Ilya has come to Kiev to help stop the raids of the Mongolian Tugars. After he arrives, he defends himself against an assault from a Tugar ambassador, portrayed as a corpulent giant borne on the backs of slaves. With the ambassador killed, Ilya becomes Prince Vladimir’s champion. Ilya rescues his lover Vassilisa (Ninel Myshkova), and she bears him a son called Little Falcon. She also creates for him a magical tablecloth which can provide sustenance; while she works the loom, she sings a song with accompaniment by woodland animals (most of them mechanical), like a live action Snow White. But a Tugar spy, Mishatychka (Sergey Martinson), is at work in the court of Prince Vladimir, and he sows doubt in the prince, until the bogatyr is thrown into the dungeon. Mishatychka refuses to feed his prisoner, hoping Ilya starves to death, but in secret Ilya uses his magical tablecloth to keep his strength. Meanwhile, Vassilisa and her son are kidnapped by the leader of the Tugars, Tsar Kalin (Shukur Burkhanov), a Genghis Khan type who subsequently raises Little Falcon to be his own jousting champion. By the time Little Falcon is ten years old, he’s a great warrior who looks like a grown adult, and he faithfully serves Kalin. As Kalin marches his vast army toward Kiev, Prince Vladimir releases Ilya from prison. Ilya is dispatched to Kalin, where he first uses subterfuge to thwart the wicked Tsar, before leading the Kievan armies in an epic battle. To attempt to turn the tide against Ilya’s and Vladimir’s forces, Kalin releases the three-headed dragon of legend, Gorynych, who lands before the castle gates breathing fire upon the soldiers. (Prompting my wife to exclaim, “Why didn’t he just do that in the first place?”)
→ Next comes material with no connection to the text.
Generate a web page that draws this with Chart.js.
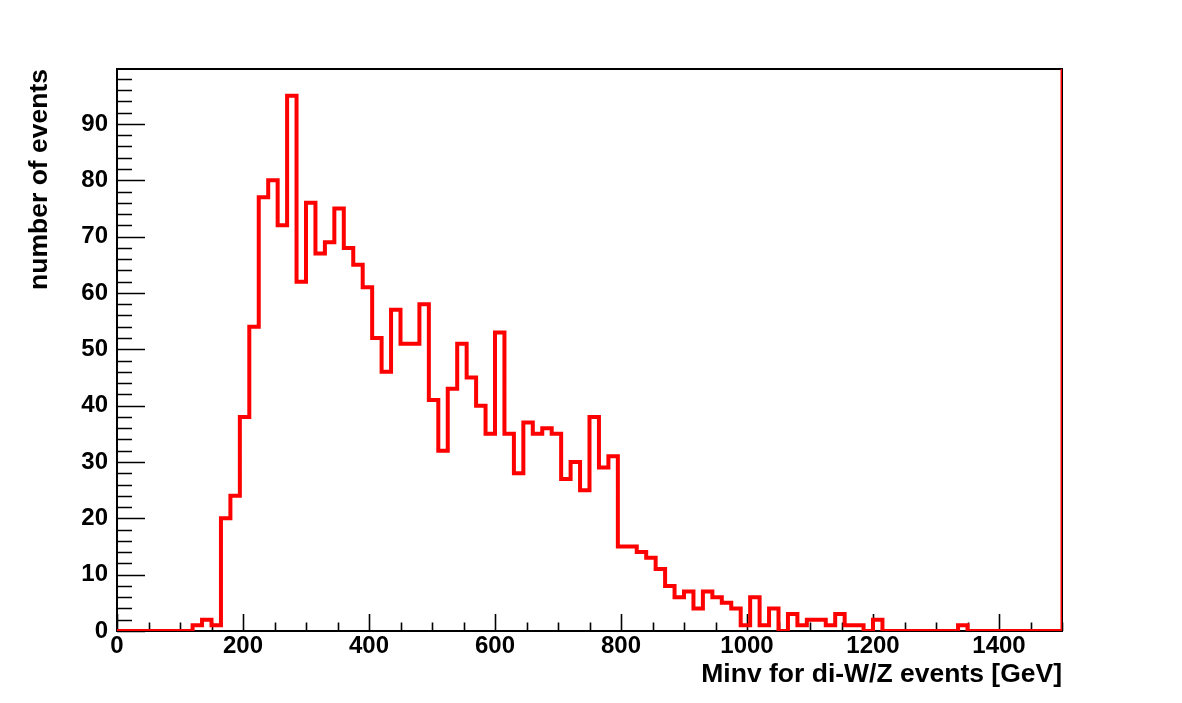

The three-headed serpent Gorynych.
Everything here is visualized in broad strokes, from the mountain of Russian gold and pearls on which Tsar Kalin sits greedily, to the final battle, in which soldiers are lifted in the air on the points of spears and suspended there. When Kalin wishes to see further down the landscape, he orders his men to pile on top of one another until he can stand tall enough – another mountain for him to climb, this one of human bodies. The emotional lives of the characters are almost nil (par for the course), since they are not so much people as archetypes of legend; the closest we come is the reconciliation between Ilya and his son, though even this occurs after a wrestling match on the battlefield. Ptushko was ideally suited to bring Russian fairy tales and folklore to the screen, because he treats the surface-level stories as lush, colorful spectacle. This was the first Russian widescreen film, and he fills the frame evocatively, such as in Tsar Kalin’s camp, where Kalin watches a girl perform a salacious sword-dance from the sidelines, or in Prince Vladimir’s descent into his dungeons, where a small portion of the screen is lit by his torch before the light floods Ilya’s cavernous chamber. The opening image of the giant Svyatagor, astride his horse and gazing down at his visitors who stand at the edge of a cliff, is typical of Ptushko’s larger than life approach – he is working in the realm of tall tales. Svyatagor, having passed on his sword to Ilya Muromets, fades and becomes a mountain. This is the sort of film where that can happen, and it’s a treat to behold.